Let's take another excursion, boys and girls, into the calcified little place known at Davey Strom's heart. You may remember that Spot awarded a Spotty™ to a letter writer who criticized Davey's recent ode to Governor Pepsodent for vetoing a bill to provide some mortgage assistance to people in danger of losing their homes to foreclosure.
Through his tears of gratitude, Davey says:
Pawlenty's veto was the right thing to do and was done for the right reason -- to "preserve, protect and defend the Constitution of the United States."
And when a Liberty Bell rings, it means a governor has earned his wings.
Impairment of contract! shouts Davey.
Now as Spot has mentioned before, Davey is apparently unaware of the United States Bankruptcy Code, which adjusts and rights and obligations of creditors and debtors hundreds of times a day. Its existence has apparently eluded Governor Pepsodent, too, which is regrettable when one considers that Pepsodent is a lawyer and the one who recently appointed one of his pals and former partners as the Chief Judge of the Minnesota Supreme Court. Oh well.
In the Northwest Airlines bankruptcy reorganization, to us a recent example, there were a lot of union workers (to mention just some of the rollees) who got steam rollered a helluva lot worse than any mortgagee might under the legislation that Pepsodent vetoed.
To described the vetoed legislation briefly, Spot turns to Senator Linda Higgins, writing in the Strib in the piece that caused Davey to rise up in righteous indignation in the first place:
[Sen. Ellen Anderson and Rep. Jim Davnie] shepherd the Minnesota Subprime Borrower Relief Act of 2008 through the Legislature. Their bill is intended to avert preventable foreclosure for as many as 12,000 Minnesota families. It simply facilitates foreclosure-prevention counseling, encourages negotiation between lenders and servicers, and provides for a limited foreclosure deferment if the lender refuses to talk to the borrower and the borrower regularly pays a significant portion of the monthly payment (there's no free lunch here).
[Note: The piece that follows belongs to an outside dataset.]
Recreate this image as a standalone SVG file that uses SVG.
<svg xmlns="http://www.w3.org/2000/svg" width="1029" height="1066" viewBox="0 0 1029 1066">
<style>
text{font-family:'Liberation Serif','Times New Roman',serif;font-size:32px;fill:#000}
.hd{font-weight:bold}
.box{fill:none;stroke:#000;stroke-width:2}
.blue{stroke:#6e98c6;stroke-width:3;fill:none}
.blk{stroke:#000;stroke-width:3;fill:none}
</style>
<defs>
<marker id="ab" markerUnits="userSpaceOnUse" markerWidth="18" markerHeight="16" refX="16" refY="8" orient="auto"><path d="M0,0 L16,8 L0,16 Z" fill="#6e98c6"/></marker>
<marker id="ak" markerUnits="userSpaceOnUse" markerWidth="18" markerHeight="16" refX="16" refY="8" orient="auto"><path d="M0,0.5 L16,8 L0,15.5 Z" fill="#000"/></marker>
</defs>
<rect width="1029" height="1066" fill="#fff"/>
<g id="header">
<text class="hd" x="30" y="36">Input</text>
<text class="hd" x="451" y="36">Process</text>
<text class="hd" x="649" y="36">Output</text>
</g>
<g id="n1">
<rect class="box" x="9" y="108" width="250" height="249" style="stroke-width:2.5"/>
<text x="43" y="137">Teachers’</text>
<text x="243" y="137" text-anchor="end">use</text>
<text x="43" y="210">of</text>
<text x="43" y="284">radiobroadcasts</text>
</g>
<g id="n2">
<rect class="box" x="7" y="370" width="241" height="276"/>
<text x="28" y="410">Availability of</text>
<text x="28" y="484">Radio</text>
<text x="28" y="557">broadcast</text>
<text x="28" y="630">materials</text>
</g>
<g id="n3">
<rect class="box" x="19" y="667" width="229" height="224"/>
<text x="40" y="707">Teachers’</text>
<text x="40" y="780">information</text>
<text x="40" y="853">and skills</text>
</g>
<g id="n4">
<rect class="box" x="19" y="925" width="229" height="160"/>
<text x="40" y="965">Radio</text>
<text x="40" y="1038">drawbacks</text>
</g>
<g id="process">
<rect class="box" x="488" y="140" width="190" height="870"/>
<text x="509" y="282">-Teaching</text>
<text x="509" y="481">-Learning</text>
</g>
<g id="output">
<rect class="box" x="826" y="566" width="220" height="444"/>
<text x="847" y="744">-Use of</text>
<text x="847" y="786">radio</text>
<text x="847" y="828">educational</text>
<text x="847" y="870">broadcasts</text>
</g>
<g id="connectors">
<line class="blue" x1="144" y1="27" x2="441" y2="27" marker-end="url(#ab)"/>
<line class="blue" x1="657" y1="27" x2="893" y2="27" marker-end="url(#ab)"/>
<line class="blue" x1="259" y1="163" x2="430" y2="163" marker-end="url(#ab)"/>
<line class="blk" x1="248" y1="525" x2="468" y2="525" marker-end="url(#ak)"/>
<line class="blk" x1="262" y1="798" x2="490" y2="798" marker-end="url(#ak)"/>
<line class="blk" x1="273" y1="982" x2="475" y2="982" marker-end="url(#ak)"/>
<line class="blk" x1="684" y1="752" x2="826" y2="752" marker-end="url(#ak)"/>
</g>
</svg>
Now, does that seem so bad, boys and girls? It is said that the United States Bankruptcy Code was adopted to "give an honest debtor a fresh start." The Subprime Borrower Relief Act doesn't even go that far; it would at most allow the borrower to take a little breather. No debt write-off, no interest rate changes, no payment changes (except in the short run).
It seems especially not so bad to Spot when you consider this bit of news in the Strib today:
The FBI has identified the Twin Cities as one of the 10 worst areas of the United States for mortgage fraud and said it has literally dozens of criminal investigations underway here as part of a national crackdown on the problem.
For a description of the fraud fiesta, we return to Senator Higgins' commentary:
Who are these people who have been left to drown? They are the ones who, during the subprime bacchanal, were being taken to the cleaners by predatory mortgage lenders and unscrupulous mortgage brokers, backed and spurred on by the avarice of investors looking for fast and excessive returns. Substitute Minnesota for Bedford Falls, and these citizens are the ones in foreclosure due to the irresponsible lending practices and widely acknowledged financial gluttony of Wall Street gone wild.
Well, let them sue! say Davey. While it is true that the law prohibits both the rich and the poor from sleeping under bridges, it is only a practical problem for one of these groups. Likewise, telling a defaulting borrower who looks to be homeless in a few months that he has a cause of action against a rapacious mortgage broker who was just looking for a fee is of no practical value. Have you priced lawyers lately, Davey? And the legal services for the poor that do exist are overstretched and are being allowed to atrophy from lack of funding.
Surely you jest, Davey. Not very funny, though.
In the final analysis, Davey is just one of the parade of pikers and scrubs who cloaks simple self-absorption into constitutional flim-flammery, just a link in the cretinous chain of empathy-gene defectives that that weighs us all down.